Das Interview mit Michael Herm, Talking Animals in Berlin, führte Gregor Zootzky für die AG Animationsfilm via Email, im August 2013.
Wie seid ihr auf die Idee gekommen, ein Trickstudio zu mehreren Absolventen der HFFPotsdam zu gründen?
Die ursprüngliche Idee ergab sich aus der Tatsache heraus, dass die meisten Absolventen des Animations-Studiengangs i.d.R. als Freelancer, meist auf eigene Faust und von Zuhause aus, tätig waren. Das wollten wir nicht. Einerseits ging es uns darum, für uns eine gute wirtschaftliche Basis zu errichten, indem wir individuelle Auftraggeber an einem Punkt konzentrieren. Andererseits wollten wir neben kommerzieller Arbeit weiterhin eigene Projekte und Kurzfilme realisieren.
Für uns war daraufhin klar, dass die beste Methode diese Ziele zu erreichen, eine Studiogemeinschaft ist, wo jeder seinen Arbeitsplatz hat und wo wir uns jederzeit kreativ austauschen und gemeinsam arbeiten können.
Wie kam es zu dem Namen „Talking Animals“?

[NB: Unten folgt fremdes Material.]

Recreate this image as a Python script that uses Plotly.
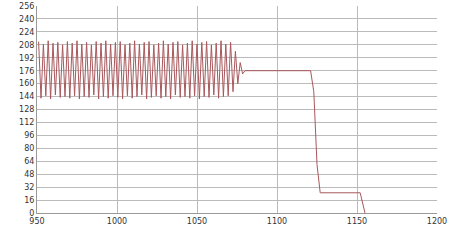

Nachdem sich jeder eine Liste mit unterschiedlichen Namen ausgedacht hat, haben wir uns an einem schönen Frühsommerabend bei Pizza und Bier zusammengefunden und alle Vorschläge besprochen. Je später der Abend wurde, desto interessanter wurden die Namenskonstruktionen, wie z.B.“Osama Mc Bacon“. Letztendendes konnten wir uns einstimmig auf Talking Animals einigen. Die Anspielung des Namens auf den Ursprung animierter Charaktere dürfte wohl allen Animatoren geläufig sein.
Wie organisiert ihr euch mit so vielen verschiedenen eigenen Persönlichkeiten?
Nach anfänglichen Problemen mit der Kommunikation, vor allem was Entscheidungen über wichtige Anschaffungen, Projektanfragen und Terminfragen anging, haben wir uns dazu entschieden, regelmäßige demokratische Plenen abzuhalten. Mittlerweile halten wir diese Plenen einmal pro Woche ab. Die Themen, die zur Abstimmung bzw. Lösungsfindung besprochen werden sollen, tragen wir zuvor per Mail zusammen.
Einige von euch treten in der Öffentlichkeit stärker hervor. Wie gehen die anderen damit um? Gibt es Konkurrenzverhalten untereinander?
Nein, es gibt kein Konkurrenzverhalten bei uns. Natürlich kommt es immer wieder vor, dass aufgrund eines erfolgreichen Kurzfilmes oder einer Auftragsarbeit eines unserer Mitglieder größere Aufmerksamkeit auf sich zieht, z.B. in Form von Interviews, Fernsehbeiträgen, Preisen, etc. Letztenendes sind wir aber immer bemüht, diese Aufmerksamkeit auf das Studio als Ganzes zu lenken. Mittlerweile sind wir soweit zusammengewachsen, dass dieses Gemeinschaftsgefühl überwiegt. Und man darf natürlich nicht vergessen, dass die meisten unserer Projekte nur durch die gemeinsame Arbeit realisierbar waren, d.h. es profitieren eigentlich alle von dieser Publicity.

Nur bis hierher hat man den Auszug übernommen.